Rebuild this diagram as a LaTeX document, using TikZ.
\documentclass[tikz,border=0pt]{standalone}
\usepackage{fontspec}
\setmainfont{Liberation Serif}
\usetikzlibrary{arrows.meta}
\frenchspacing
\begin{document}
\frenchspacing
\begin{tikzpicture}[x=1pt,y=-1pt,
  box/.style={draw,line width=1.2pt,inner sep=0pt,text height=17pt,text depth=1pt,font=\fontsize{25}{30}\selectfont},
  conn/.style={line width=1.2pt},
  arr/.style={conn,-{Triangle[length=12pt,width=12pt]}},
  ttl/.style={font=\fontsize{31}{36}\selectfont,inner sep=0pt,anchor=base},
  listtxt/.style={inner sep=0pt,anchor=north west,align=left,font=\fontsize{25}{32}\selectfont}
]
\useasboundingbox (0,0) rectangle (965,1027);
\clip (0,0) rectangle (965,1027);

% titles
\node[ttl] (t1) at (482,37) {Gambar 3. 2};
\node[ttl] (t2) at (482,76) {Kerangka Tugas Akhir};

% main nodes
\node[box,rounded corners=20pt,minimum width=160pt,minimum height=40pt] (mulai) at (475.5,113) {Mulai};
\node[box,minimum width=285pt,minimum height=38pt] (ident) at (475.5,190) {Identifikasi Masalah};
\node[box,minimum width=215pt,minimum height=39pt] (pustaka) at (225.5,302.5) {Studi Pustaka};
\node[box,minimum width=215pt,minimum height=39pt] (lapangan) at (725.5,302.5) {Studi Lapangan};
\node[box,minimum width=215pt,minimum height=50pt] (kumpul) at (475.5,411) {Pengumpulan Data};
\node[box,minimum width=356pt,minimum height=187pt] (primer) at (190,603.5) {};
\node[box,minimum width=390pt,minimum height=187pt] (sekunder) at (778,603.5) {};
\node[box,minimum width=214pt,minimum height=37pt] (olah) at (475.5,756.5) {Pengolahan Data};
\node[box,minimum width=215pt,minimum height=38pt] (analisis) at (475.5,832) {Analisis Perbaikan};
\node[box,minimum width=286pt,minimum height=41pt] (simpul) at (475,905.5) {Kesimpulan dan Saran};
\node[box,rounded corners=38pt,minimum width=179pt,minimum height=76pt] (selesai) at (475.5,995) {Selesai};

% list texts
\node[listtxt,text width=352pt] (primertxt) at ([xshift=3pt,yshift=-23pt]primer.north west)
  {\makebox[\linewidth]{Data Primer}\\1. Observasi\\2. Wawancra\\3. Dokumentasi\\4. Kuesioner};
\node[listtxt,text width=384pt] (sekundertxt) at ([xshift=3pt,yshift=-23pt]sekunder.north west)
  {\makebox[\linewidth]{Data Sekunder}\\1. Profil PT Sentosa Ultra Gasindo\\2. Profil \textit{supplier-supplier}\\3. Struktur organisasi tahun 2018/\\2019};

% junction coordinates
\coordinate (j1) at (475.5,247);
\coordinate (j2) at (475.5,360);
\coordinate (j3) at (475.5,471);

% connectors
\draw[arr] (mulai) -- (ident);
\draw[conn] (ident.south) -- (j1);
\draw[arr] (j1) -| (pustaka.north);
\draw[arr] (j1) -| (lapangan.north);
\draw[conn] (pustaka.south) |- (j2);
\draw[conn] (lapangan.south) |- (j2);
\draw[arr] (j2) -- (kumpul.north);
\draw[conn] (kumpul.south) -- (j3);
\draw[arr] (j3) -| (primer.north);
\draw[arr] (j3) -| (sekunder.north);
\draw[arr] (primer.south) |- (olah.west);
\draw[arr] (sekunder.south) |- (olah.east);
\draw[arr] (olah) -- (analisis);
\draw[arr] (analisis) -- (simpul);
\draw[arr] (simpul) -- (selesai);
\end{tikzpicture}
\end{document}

******

SHORT TASK →
Repeat, exactly and only, the lines from the beginning of the material through the line that contains "(t2) at (482,76)".

TASK ANSWER →
Rebuild this diagram as a LaTeX document, using TikZ.
\documentclass[tikz,border=0pt]{standalone}
\usepackage{fontspec}
\setmainfont{Liberation Serif}
\usetikzlibrary{arrows.meta}
\frenchspacing
\begin{document}
\frenchspacing
\begin{tikzpicture}[x=1pt,y=-1pt,
  box/.style={draw,line width=1.2pt,inner sep=0pt,text height=17pt,text depth=1pt,font=\fontsize{25}{30}\selectfont},
  conn/.style={line width=1.2pt},
  arr/.style={conn,-{Triangle[length=12pt,width=12pt]}},
  ttl/.style={font=\fontsize{31}{36}\selectfont,inner sep=0pt,anchor=base},
  listtxt/.style={inner sep=0pt,anchor=north west,align=left,font=\fontsize{25}{32}\selectfont}
]
\useasboundingbox (0,0) rectangle (965,1027);
\clip (0,0) rectangle (965,1027);

% titles
\node[ttl] (t1) at (482,37) {Gambar 3. 2};
\node[ttl] (t2) at (482,76) {Kerangka Tugas Akhir};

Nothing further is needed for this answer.